Lastly, I believe that the bug is indicative of a deeper problem in the JIT type-initialization logic. It appears the change in the compiler is a special case for System.String
, but I doubt that the JIT has made a special case here for System.String
.
Original
First of all, WOW The BCL people have gotten very creative with some performance optimizations. Many of the String
methods are now performed using a Thread static cached StringBuilder
object.
I followed that lead for a while, but StringBuilder
isn't used on the Trim
code path, so I decided it couldn't be a Thread static problem.
I think I found a strange manifestation of the same bug though.
This code fails with an access violation:
class A<T>
{
static A() { }
public A(out string s) {
s = string.Empty;
}
}
class B
{
static void Main() {
string s;
new A<object>(out s);
//new A<int>(out s);
System.Console.WriteLine(s.Length);
}
}
However, if you uncomment //new A<int>(out s);
in Main
then the code works just fine. In fact, if A
is reified with any reference type, the program fails, but if A
is reified with any value type then the code does not fail. Also if you comment out A
's static constructor, the code never fails. After digging into Trim
and Format
, it is clear that the problem is that Length
is being inlined, and that in these samples above the String
type has not been initialized. In particular, inside the body of A
's constructor, string.Empty
is not correctly assigned, although inside the body of Main
, string.Empty
is assigned correctly.
It is amazing to me that the type initialization of String
somehow depends on whether or not A
is reified with a value type. My only theory is that there is some optimizing JIT code path for generic type-initialization that is shared among all types, and that that path makes assumptions about BCL reference types ("special types?") and their state. A quick look though other BCL classes with public static
fields shows that basically all of them implement a static constructor (even those with empty constructors and no data, like System.DBNull
and System.Empty
. BCL value types with public static
fields do not seem to implement a static constructor (System.IntPtr
, for instance).

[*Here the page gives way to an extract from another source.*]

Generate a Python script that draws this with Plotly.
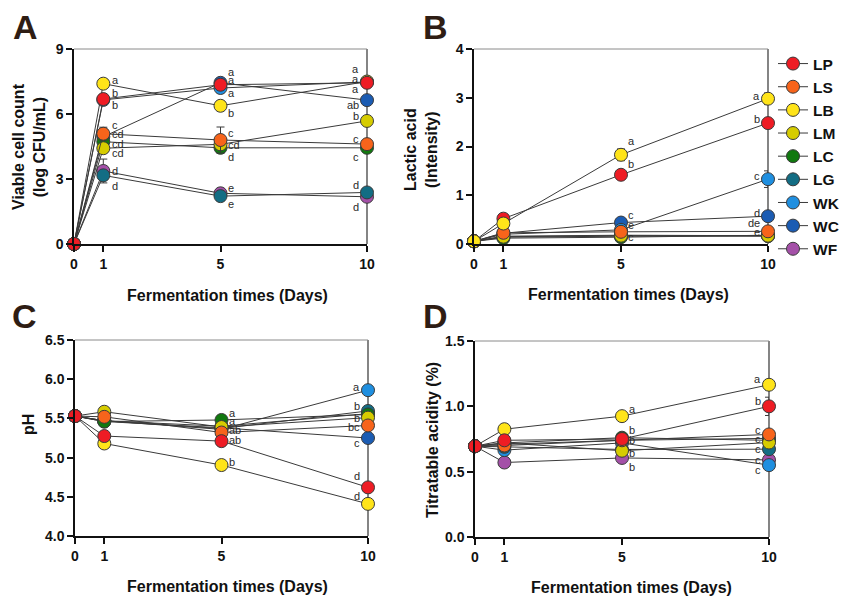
import plotly.graph_objects as go

W, H = 842, 596

days = [0, 1, 5, 10]
series = ["LP", "LS", "LB", "LM", "LC", "LG", "WK", "WC", "WF"]
colors = {"LP": "#ee1c24", "LS": "#f7641b", "LB": "#ffe419", "LM": "#d6cc00",
          "LC": "#11790f", "LG": "#136d84", "WK": "#1f8fe0", "WC": "#1b5cb3", "WF": "#a450a8"}

# Panel A: viable cell count (log CFU/mL)
A_vals = {
    "LP": [0, 6.69, 7.35, 7.44], "LS": [0, 5.09, 4.80, 4.61], "LB": [0, 7.40, 6.38, 7.50],
    "LM": [0, 4.42, 4.60, 5.68], "LC": [0, 4.72, 4.44, 4.44], "LG": [0, 3.17, 2.21, 2.38],
    "WK": [0, 6.65, 7.20, 7.48], "WC": [0, 4.95, 7.44, 6.64], "WF": [0, 3.37, 2.34, 2.18]}
A_err = {
    "LP": [0, 0.2, 0.1, 0.15], "LS": [0, 0.3, 0.6, 0.2], "LB": [0, 0.2, 0.15, 0.1],
    "LM": [0, 0.1, 0.1, 0.1], "LC": [0, 0.1, 0.1, 0.1], "LG": [0, 0.1, 0.1, 0.1],
    "WK": [0, 0.1, 0.1, 0.1], "WC": [0, 0.1, 0.1, 0.1], "WF": [0, 0.55, 0.1, 0.1]}
# Panel B: lactic acid (intensity)
B_vals = {
    "LP": [0.055, 0.52, 1.42, 2.48], "LS": [0.055, 0.23, 0.25, 0.26], "LB": [0.055, 0.42, 1.83, 2.98],
    "LM": [0.055, 0.15, 0.17, 0.17], "LC": [0.055, 0.12, 0.14, 0.18], "LG": [0.055, 0.14, 0.16, 0.16],
    "WK": [0.055, 0.20, 0.29, 1.33], "WC": [0.055, 0.22, 0.44, 0.57], "WF": [0.055, 0.16, 0.18, 0.17]}
B_err = {
    "LP": [0, 0.03, 0.04, 0.05], "LS": [0, 0.02, 0.02, 0.03], "LB": [0, 0.03, 0.12, 0.12],
    "LM": [0, 0.02, 0.02, 0.02], "LC": [0, 0.02, 0.02, 0.02], "LG": [0, 0.02, 0.02, 0.02],
    "WK": [0, 0.02, 0.03, 0.17], "WC": [0, 0.02, 0.03, 0.04], "WF": [0, 0.02, 0.02, 0.02]}
# Panel C: pH
C_vals = {
    "LP": [5.53, 5.275, 5.21, 4.62], "LS": [5.53, 5.52, 5.32, 5.41], "LB": [5.53, 5.18, 4.905, 4.41],
    "LM": [5.53, 5.585, 5.39, 5.51], "LC": [5.53, 5.46, 5.48, 5.55], "LG": [5.53, 5.47, 5.37, 5.595],
    "WK": [5.53, 5.47, 5.36, 5.86], "WC": [5.53, 5.46, 5.38, 5.25], "WF": [5.53, 5.47, 5.40, 5.56]}
C_err = {
    "LP": [0.07, 0.04, 0.02, 0.06], "LS": [0.07, 0.02, 0.02, 0.02], "LB": [0.07, 0.06, 0.02, 0.03],
    "LM": [0.07, 0.02, 0.02, 0.02], "LC": [0.07, 0.02, 0.02, 0.02], "LG": [0.07, 0.02, 0.02, 0.02],
    "WK": [0.07, 0.02, 0.02, 0.02], "WC": [0.07, 0.02, 0.02, 0.02], "WF": [0.07, 0.02, 0.02, 0.02]}
# Panel D: titratable acidity (%)
D_vals = {
    "LP": [0.695, 0.74, 0.75, 1.00], "LS": [0.695, 0.70, 0.74, 0.785], "LB": [0.695, 0.825, 0.925, 1.165],
    "LM": [0.695, 0.72, 0.66, 0.723], "LC": [0.695, 0.72, 0.76, 0.74], "LG": [0.695, 0.69, 0.67, 0.672],
    "WK": [0.695, 0.665, 0.72, 0.55], "WC": [0.695, 0.71, 0.74, 0.755], "WF": [0.695, 0.57, 0.605, 0.59]}
D_err = {
    "LP": [0.04, 0.03, 0.02, 0.07], "LS": [0.04, 0.02, 0.02, 0.03], "LB": [0.04, 0.02, 0.02, 0.04],
    "LM": [0.04, 0.02, 0.02, 0.02], "LC": [0.04, 0.02, 0.02, 0.02], "LG": [0.04, 0.02, 0.02, 0.02],
    "WK": [0.04, 0.02, 0.02, 0.02], "WC": [0.04, 0.02, 0.02, 0.02], "WF": [0.04, 0.02, 0.02, 0.02]}

# significance letters: (day, y position in data units, text)
A_letters = [(1, 7.57, "a"), (1, 6.95, "b"), (1, 6.41, "b"), (1, 5.49, "c"), (1, 5.06, "cd"),
             (1, 4.61, "cd"), (1, 4.18, "cd"), (1, 3.37, "d"), (1, 2.68, "d"),
             (5, 7.92, "a"), (5, 7.57, "a"), (5, 6.95, "a"), (5, 6.06, "b"), (5, 5.14, "c"),
             (5, 4.57, "cd"), (5, 4.0, "d"), (5, 2.57, "e"), (5, 1.85, "e"),
             (10, 8.06, "a"), (10, 7.61, "a"), (10, 7.17, "a"), (10, 6.40, "ab"), (10, 5.89, "b"),
             (10, 4.86, "c"), (10, 4.03, "c"), (10, 2.72, "d"), (10, 1.72, "d")]
B_letters = [(5, 2.11, "a"), (5, 1.64, "b"), (5, 0.59, "c"), (5, 0.40, "e"), (5, 0.14, "c"),
             (10, 3.04, "a"), (10, 2.57, "b"), (10, 1.39, "c"), (10, 0.64, "d"), (10, 0.43, "de"),
             (10, 0.25, "e")]
C_letters = [(5, 5.57, "a"), (5, 5.47, "a"), (5, 5.35, "ab"), (5, 5.23, "ab"), (5, 4.95, "b"),
             (10, 5.90, "a"), (10, 5.66, "b"), (10, 5.50, "b"), (10, 5.39, "bc"), (10, 5.19, "c"),
             (10, 4.76, "d"), (10, 4.51, "d")]
D_letters = [(5, 0.976, "a"), (5, 0.818, "b"), (5, 0.741, "b"), (5, 0.644, "b"), (5, 0.537, "b"),
             (10, 1.209, "a"), (10, 1.043, "b"), (10, 0.818, "c"), (10, 0.749, "c"), (10, 0.672, "c"),
             (10, 0.593, "c"), (10, 0.516, "c")]

A_yticks = [0, 3, 6, 9]
B_yticks = [0, 1, 2, 3, 4]
C_yticks = [4.0, 4.5, 5.0, 5.5, 6.0, 6.5]
D_yticks = [0.0, 0.5, 1.0, 1.5]
x_ticks = [0, 1, 5, 10]

y_titles = {"A": "Viable cell count<br>(log CFU/mL)", "B": "Lactic acid<br>(Intensity)",
            "C": "pH", "D": "Titratable acidity (%)"}
x_title = "Fermentation times (Days)"

# layout geometry in pixels: (left, right, top, bottom)
boxes = {"A": (74, 367, 49, 244), "B": (474, 768, 49, 244),
         "C": (75, 368, 340, 536), "D": (475, 769, 341, 537)}
panels = [
    ("A", "x", "y", A_vals, A_err, A_letters, [0, 9], A_yticks, "d"),
    ("B", "x2", "y2", B_vals, B_err, B_letters, [0, 4], B_yticks, "d"),
    ("C", "x3", "y3", C_vals, C_err, C_letters, [4, 6.5], C_yticks, ".1f"),
    ("D", "x4", "y4", D_vals, D_err, D_letters, [0, 1.5], D_yticks, ".1f"),
]

FONT = "Liberation Sans, Arial, sans-serif"
fig = go.Figure()

draw_order = list(reversed(series))
for name, xa, ya, vals, errs, letters, yr, yticks, fmt in panels:
    order = draw_order if name != "B" else [s for s in draw_order if s != "LB"] + ["LB"]
    for s in order:
        fig.add_trace(go.Scatter(
            x=days, y=vals[s], mode="lines+markers", name=s, xaxis=xa, yaxis=ya,
            legendgroup=s, showlegend=(name == "A"), cliponaxis=False,
            line=dict(color="#3a3a3a", width=1),
            marker=dict(color=colors[s], size=13, line=dict(color="#3a3a3a", width=1)),
            error_y=dict(type="data", array=errs[s], color="#3a3a3a", thickness=1, width=4),
        ))
    for d, yv, t in letters:
        right = d == 10
        fig.add_annotation(x=d, y=yv, xref=xa, yref=ya, text=t, showarrow=False,
                           xanchor="right" if right else "left",
                           xshift=-6 if right else (7 if d == 1 else 5),
                           font=dict(family=FONT, size=11, color="#2a2a2a"))

layout_axes = {}
for i, (name, xa, ya, vals, errs, letters, yr, yticks, fmt) in enumerate(panels):
    l, r, t, b = boxes[name]
    xk = "xaxis" if i == 0 else f"xaxis{i+1}"
    yk = "yaxis" if i == 0 else f"yaxis{i+1}"
    tickfont = dict(family=FONT, size=14, color="#111111", weight="bold")
    layout_axes[xk] = dict(domain=[l / W, r / W], anchor=ya, range=[0, 10],
                           tickmode="array", tickvals=x_ticks, ticks="outside", ticklen=6,
                           tickwidth=1.5, tickcolor="#111", showline=True, linecolor="#111",
                           linewidth=1.5, showgrid=False, zeroline=False, tickfont=tickfont,
                           automargin=False)
    layout_axes[yk] = dict(domain=[1 - b / H, 1 - t / H], anchor=xa, range=yr,
                           tickmode="array", tickvals=yticks, tickformat=fmt, ticks="outside",
                           ticklen=6, tickwidth=1.5, tickcolor="#111", showline=True,
                           linecolor="#111", linewidth=1.5, showgrid=False, zeroline=False,
                           tickfont=tickfont, automargin=False)
    fig.add_shape(type="line", xref=f"{xa} domain", yref=f"{ya} domain", x0=0, x1=1, y0=1, y1=1,
                  line=dict(color="#8a8a8a", width=1))
    fig.add_shape(type="line", xref=f"{xa} domain", yref=f"{ya} domain", x0=1, x1=1, y0=0, y1=1,
                  line=dict(color="#333333", width=1.2), layer="below")

fig.update_layout(**layout_axes)

title_font = dict(family=FONT, size=16, color="#111111", weight="bold")
x_title_pos = {"A": (227, 296), "B": (628, 295), "C": (227, 586), "D": (631, 587)}
y_title_pos = {"A": (29, 147), "B": (421, 150), "C": (28, 425), "D": (432, 440)}
letter_pos = {"A": (25, 27), "B": (435, 27), "C": (24, 316), "D": (436, 316)}
for name in ["A", "B", "C", "D"]:
    px, py = x_title_pos[name]
    fig.add_annotation(x=px / W, y=1 - py / H, xref="paper", yref="paper", text=x_title,
                       showarrow=False, font=title_font, xanchor="center", yanchor="middle")
    px, py = y_title_pos[name]
    fig.add_annotation(x=px / W, y=1 - py / H, xref="paper", yref="paper", text=y_titles[name],
                       showarrow=False, font=title_font, textangle=-90,
                       xanchor="center", yanchor="middle")
    px, py = letter_pos[name]
    fig.add_annotation(x=px / W, y=1 - py / H, xref="paper", yref="paper", text=name,
                       showarrow=False, xanchor="center", yanchor="middle",
                       font=dict(family=FONT, size=34, color="#2e1d14", weight="bold"))

fig.update_layout(
    width=W, height=H, margin=dict(l=0, r=0, t=0, b=0, pad=0, autoexpand=False),
    paper_bgcolor="white", plot_bgcolor="white",
    legend=dict(x=773 / W, y=1 - 47 / H, xanchor="left", yanchor="top",
                traceorder="reversed", font=dict(family=FONT, size=15.5, color="#111", weight="bold"),
                bgcolor="rgba(0,0,0,0)", tracegroupgap=0),
)

fig.write_html("out.html", config={"displayModeBar": False},
               post_script="document.body.style.margin='0';")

This seems to indicate that the JIT makes some assumptions about BCL reference type initialization.
FYI Here is the JITed code for the two versions:
A<object>.ctor(out string)
:
public A(out string s) {
00000000 push rbx
00000001 sub rsp,20h
00000005 mov rbx,rdx
00000008 lea rdx,[FFEE38D0h]
0000000f mov rcx,qword ptr [rcx]
00000012 call 000000005F7AB4A0
s = string.Empty;
00000017 mov rdx,qword ptr [FFEE38D0h]
0000001e mov rcx,rbx
00000021 call 000000005F661180
00000026 nop
00000027 add rsp,20h
0000002b pop rbx
0000002c ret
}
A<int32>.ctor(out string)
:
public A(out string s) {
00000000 sub rsp,28h
00000004 mov rax,rdx
s = string.Empty;
00000007 mov rdx,12353250h
00000011 mov rdx,qword ptr [rdx]
00000014 mov rcx,rax
00000017 call 000000005F691160
0000001c nop
0000001d add rsp,28h
00000021 ret
}
The rest of the code (Main
) is identical between the two versions.
EDIT
In addition, the IL from the two versions is identical except for the call to A.ctor
in B.Main()
, where the IL for the first version contains:
newobj instance void class A`1<object>::.ctor(string&)
versus
... A`1<int32>...
in the second.
Another thing to note is that the JITed code for A<int>.ctor(out string)
: is the same as in the non-generic version.